▸ **Task to carry out**:
Emit a verbatim copy of the lines below from the line with "Rebuild this chart" through the line with "import pandas as pd", excluding pictures and everything outside that range.

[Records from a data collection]
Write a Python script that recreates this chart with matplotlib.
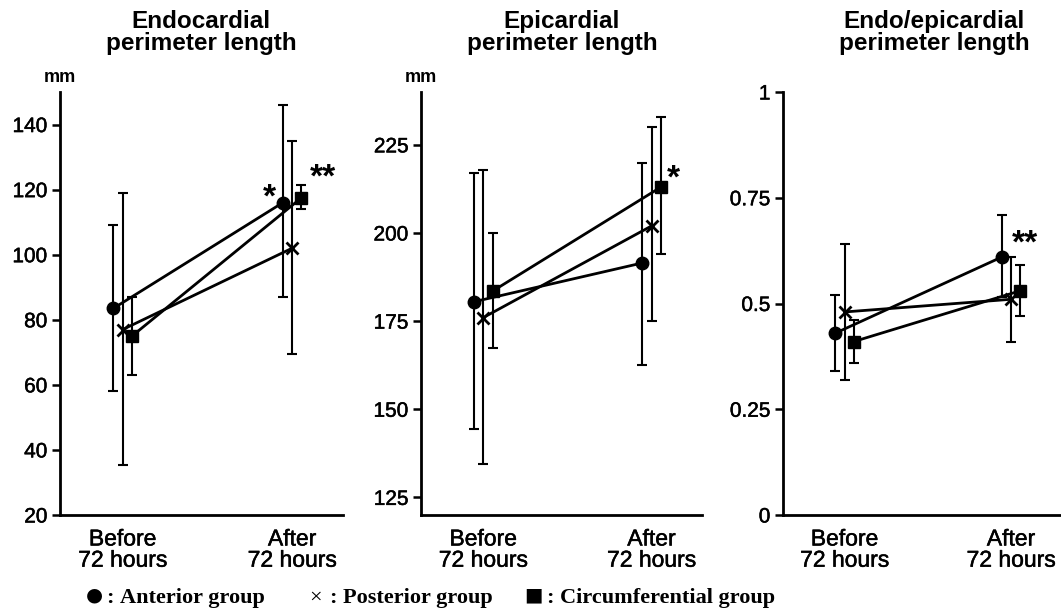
import numpy as np
import matplotlib
matplotlib.use("Agg")
import matplotlib.pyplot as plt
import matplotlib.patheffects as pe

plt.rcParams['font.family'] = ['Liberation Sans', 'DejaVu Sans']

groups = ["Anterior group", "Posterior group", "Circumferential group"]
markers = ["o", "x", "s"]
legend_signs = ["\u25cf", "\u00d7", "\u25a0"]
time_labels = ["Before\n72 hours", "After\n72 hours"]

titles = ["Endocardial\nperimeter length",
          "Epicardial\nperimeter length",
          "Endo/epicardial\nperimeter length"]

# mean values, [before, after] for anterior / posterior / circumferential
endo_mean = [[83.5, 116.0], [77.0, 102.0], [75.0, 117.5]]
endo_low = [[58.0, 87.0], [35.5, 69.5], [63.0, 114.0]]
endo_high = [[109.0, 146.0], [119.0, 135.0], [87.0, 121.5]]

epi_mean = [[180.5, 191.5], [176.0, 202.0], [183.5, 213.0]]
epi_low = [[144.5, 162.5], [134.5, 175.0], [167.5, 194.0]]
epi_high = [[217.0, 220.0], [218.0, 230.0], [200.0, 233.0]]

ratio_mean = [[0.43, 0.61], [0.48, 0.51], [0.41, 0.53]]
ratio_low = [[0.34, 0.515], [0.32, 0.41], [0.36, 0.47]]
ratio_high = [[0.52, 0.71], [0.64, 0.61], [0.46, 0.59]]

ylims = [(20, 150), (120, 240), (0, 1)]
yticks = [[20, 40, 60, 80, 100, 120, 140],
          [125, 150, 175, 200, 225],
          [0, 0.25, 0.5, 0.75, 1]]
ytick_labels = [[str(t) for t in yticks[0]],
                [str(t) for t in yticks[1]],
                ["0", "0.25", "0.5", "0.75", "1"]]
units = ["mm", "mm", None]

# significance marks: (text, x, y)
stars = [[("*", 1.864, 117.4), ("**", 2.183, 123.6)],
         [("*", 2.131, 215.4)],
         [("**", 2.083, 0.641)]]

all_mean = [endo_mean, epi_mean, ratio_mean]
all_low = [endo_low, epi_low, ratio_low]
all_high = [endo_high, epi_high, ratio_high]

offsets = [-0.055, 0.0, 0.055]
xpos = np.array([1, 2])

W, H = 1061, 614
fig = plt.figure(figsize=(W / 100, H / 100), dpi=100)
lefts = [60, 421, 783]
widths = [283, 281, 278]
title_x = [201, 562, 934]

heavy = [pe.withStroke(linewidth=0.35, foreground="black")]

for k in range(3):
    ax = fig.add_axes([lefts[k] / W, (H - 515) / H, widths[k] / W, 423 / H])
    for g in range(3):
        m = np.array(all_mean[k][g])
        lo = m - np.array(all_low[k][g])
        hi = np.array(all_high[k][g]) - m
        x = xpos + offsets[g]
        ax.errorbar(x, m, yerr=[lo, hi], fmt="none", ecolor="black",
                    elinewidth=1.5, capsize=3.5, capthick=1.5, zorder=2)
        ax.plot(x, m, color="black", lw=2.0, zorder=3)
        if markers[g] == "x":
            ax.plot(x, m, ls="none", marker="x", ms=9, mew=2.0,
                    color="black", zorder=4)
        elif markers[g] == "s":
            ax.plot(x, m, ls="none", marker="s", ms=8, color="black", zorder=4)
        else:
            ax.plot(x, m, ls="none", marker="o", ms=9, color="black", zorder=4)
    for txt, sx, sy in stars[k]:
        ax.text(sx, sy, txt, fontsize=24, fontweight="bold",
                ha="center", va="center")
    ax.set_xlim(0.63, 2.30)
    ax.set_ylim(*ylims[k])
    ax.set_yticks(yticks[k])
    ax.set_yticklabels(ytick_labels[k], fontsize=15)
    ax.set_xticks(xpos)
    ax.set_xticklabels(time_labels, fontsize=16.5, linespacing=0.9)
    ax.tick_params(axis="x", length=0, pad=9)
    ax.tick_params(axis="y", length=6, width=1.8, pad=3)
    for lab in ax.get_xticklabels() + ax.get_yticklabels():
        lab.set_path_effects(heavy)
    for s in ["top", "right"]:
        ax.spines[s].set_visible(False)
    ax.spines["left"].set_linewidth(2)
    ax.spines["bottom"].set_linewidth(2)
    fig.text(title_x[k] / W, 1 - 10 / H, titles[k], fontsize=17.5,
             fontweight="bold", linespacing=0.95, ha="center", va="top")
    if units[k]:
        fig.text(lefts[k] / W, 1 - 77 / H, units[k], fontsize=13,
                 fontweight="bold", ha="center", va="center")

# legend row at the bottom: sign, colon, group name
serif = ["Liberation Serif", "DejaVu Serif"]
sign_x = [86, 309, 524]
sign_size = [14, 16, 14]
legend_y = 1 - 598 / H
sign_y = 1 - 595 / H
for g in range(3):
    fig.text(sign_x[g] / W, sign_y if g != 1 else legend_y, legend_signs[g],
             family=["DejaVu Sans"] if g != 1 else serif,
             fontweight="normal", fontsize=sign_size[g],
             ha="left", va="center")
    fig.text((sign_x[g] + 20 if g != 2 else sign_x[g] + 22) / W, legend_y, ":",
             family=serif, fontweight="bold", fontsize=16,
             ha="left", va="center")
    fig.text((sign_x[g] + 34 if g != 2 else sign_x[g] + 36) / W, legend_y,
             groups[g], family=serif, fontweight="bold", fontsize=16,
             ha="left", va="center")

fig.savefig("out.png", dpi=100)
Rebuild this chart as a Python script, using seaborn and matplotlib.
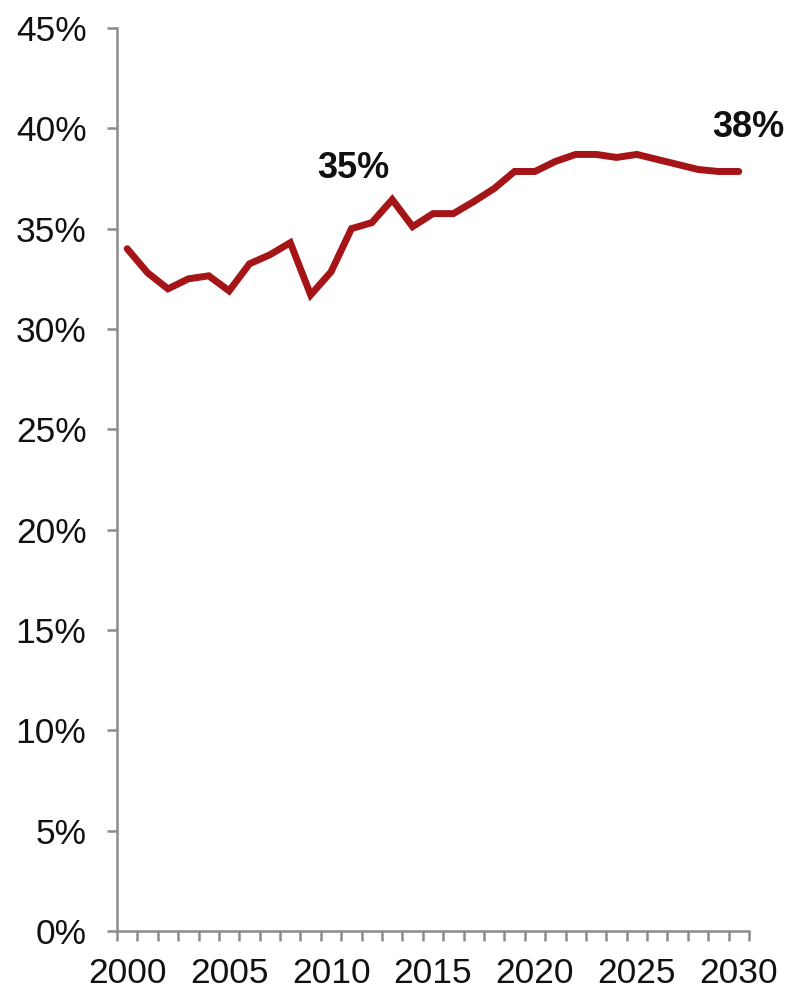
import numpy as np
import matplotlib
matplotlib.use("Agg")
import matplotlib.pyplot as plt
from matplotlib.ticker import FixedLocator, FuncFormatter
import seaborn as sns
import pandas as pd

years = list(range(2000, 2031))
share = [34.0, 32.8, 32.0, 32.5, 32.65, 31.9, 33.25, 33.7, 34.3, 31.7,
         32.85, 35.0, 35.3, 36.45, 35.1, 35.75, 35.75, 36.35, 37.0, 37.85,
         37.85, 38.35, 38.7, 38.7, 38.55, 38.7, 38.45, 38.2, 37.95, 37.85,
         37.85]
label_years = [2011, 2030]
y_ticks = list(range(0, 50, 5))
x_label_years = list(range(2000, 2031, 5))

sns.set_theme(style="white")
plt.rcParams["font.family"] = ["Liberation Sans", "DejaVu Sans"]

df = pd.DataFrame({"year": years, "share": share})

fig = plt.figure(figsize=(7.92, 9.92), dpi=100)
ax = fig.add_axes([117 / 792, 61 / 992, (749 - 117) / 792, (931 - 28) / 992])

sns.lineplot(data=df, x="year", y="share", ax=ax, color="#A51417",
             linewidth=5.0, solid_capstyle="round", solid_joinstyle="miter")

ax.set_xlim(years[0] - 0.5, years[-1] + 0.5)
ax.set_ylim(0, 45)
ax.set_xlabel("")
ax.set_ylabel("")

spine_color = "#8C8C8C"
for side in ["top", "right"]:
    ax.spines[side].set_visible(False)
for side in ["left", "bottom"]:
    ax.spines[side].set_color(spine_color)
    ax.spines[side].set_linewidth(1.8)

ax.set_yticks(y_ticks)
ax.yaxis.set_major_formatter(FuncFormatter(lambda v, p: f"{v:.0f}%"))
ax.tick_params(axis="y", which="major", direction="out", length=7, width=1.8,
               color=spine_color, labelsize=25.5, pad=15, left=True)

ax.set_xticks(x_label_years)
ax.xaxis.set_minor_locator(FixedLocator(np.arange(years[0] - 0.5, years[-1] + 1, 1.0)))
ax.tick_params(axis="x", which="major", length=0, labelsize=25.5, pad=19)
ax.tick_params(axis="x", which="minor", direction="out", length=7, width=1.8,
               color=spine_color, bottom=True)
for lab in ax.get_xticklabels() + ax.get_yticklabels():
    lab.set_color("#111111")

# value labels: (dx, dy) offsets in points above the labelled point
label_offsets = {2011: (1, 31), 2030: (7, 19)}
for yr in label_years:
    v = share[years.index(yr)]
    ax.annotate(f"{v:.0f}%", xy=(yr, v), xytext=label_offsets[yr],
                textcoords="offset points", ha="center", va="bottom",
                fontsize=26, fontweight="bold", color="#111111")

fig.savefig("out.png", dpi=100)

▸ **Response**:
Rebuild this chart as a Python script, using seaborn and matplotlib.
import numpy as np
import matplotlib
matplotlib.use("Agg")
import matplotlib.pyplot as plt
from matplotlib.ticker import FixedLocator, FuncFormatter
import seaborn as sns
import pandas as pd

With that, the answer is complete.